Back in 2010, a magnitude 5.8 earthquake was centered in Virginia, but the effects were felt up and down the east coast. First, it interrupts a live streaming news show in Washington DC…
…and then strikes a live mlb.com webcast from New York. At first, the guy on the right is so focused on baseball stats; he won’t stop talking and really becomes a bigger bonehead with what he says at the end of the event…
One of the most famous earthquakes caught on live TV was during ABC’s coverage of the 1989 World Series from San Francisco. Here’s what viewers saw (including me) from coast to coast as the quake strikes during pregame.
Lastly, only an earthquake can silence Judge Judy in her court. Here’s what happened when a quake strikes as she’s taping an episode. She is so out of there!

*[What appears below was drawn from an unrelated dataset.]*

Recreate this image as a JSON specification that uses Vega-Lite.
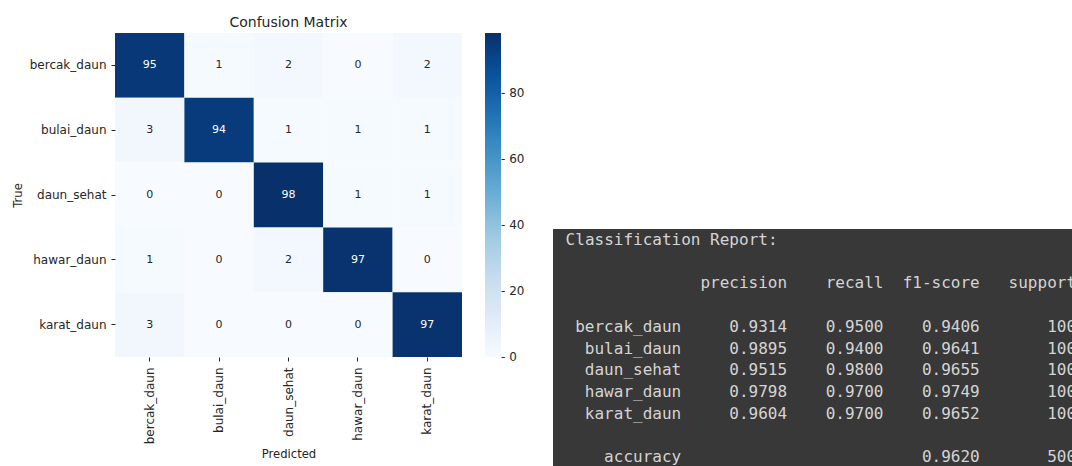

While we still can’t predict an earthquake, with everyone now armed with mobile devices, social media, and 24 hour news; video and news of the events go out to the masses seconds after it happens.
THE 411
What: earthquakes caught on TV
Where: mostly West Coast and Japan – but, pretty much anywhere
JERSEY JOE RECOMMENDS:
Having been through the New York earthquake, you almost don’t realize one is happening until it’s already half way over. I’m sure my friends in California who have been through bigger quakes will have a different viewpoint. I’ve only ever been through one and that’s good enough!
That live newscast from Japan during the 2011 earthquake and tsunami is really powerful. It captures the whole event as it happened and I applaud whoever uploaded it for giving us a glimpse of that terrible day. I’m not sure why we don’t have an earthquake warning system here in the US, like they do there. Along with the tsunami warning system, it certainly saved many lives that day. We have Amber alerts, Silver alerts, and the Emergency Alert System, so why not one for earthquakes?
Twenty years ago today I rode out the Northridge earthquake in an old brick apartment building in Hollywood with my new little gray tabby kittens, Shadow and Shade, and then wrote this poem about it:
Kittens and I Get the Shakes
Earthquake train roars, apartment shack shakes me martini, dice.
I naked in doorjamb prop up three floors like Atlas. Tiny grey
Puffball urchin faces, eyes wide marbles, peek from under futon.
Turned out to also be the first night that my now-wife Elise ever spent in Los Angeles, just about a mile away, near Beechwood Canyon and also in Hollywood. We wouldn’t meet until some weeks later, on St. Patrick’s Day. Fate gave us a shared experience, but did not yet bring us together.
As the poem indicates, I’d been sleeping naked when the quake hit early in the morning. I jumped up. The power went out. I always thought standing in a doorway was a dumb idea. I always figured they just told us that so they’d know where to find the bodies in the rubble. So I ran to the front door of my apartment, still naked, and threw it open, to the sound of dozens of other residents running down the hallway toward the back door.
I thought, this is life or death, I shouldn’t care if I run out there naked. But it turns out I did care. So I went and stood in an inside doorway, feeling ridiculous and stupid all the way around.
After the quaking stopped, it took me a long time to find the kittens, peeking out at me from under the futon in my office, with a quizzical and hurt look on their faces, as if they were saying, “What did we do? Why did you make the house shake like that? Whatever it is, we’re sorry and we’ll never do it again!” Which lets you know how traumatized they were, because cats rarely if ever make such a promise.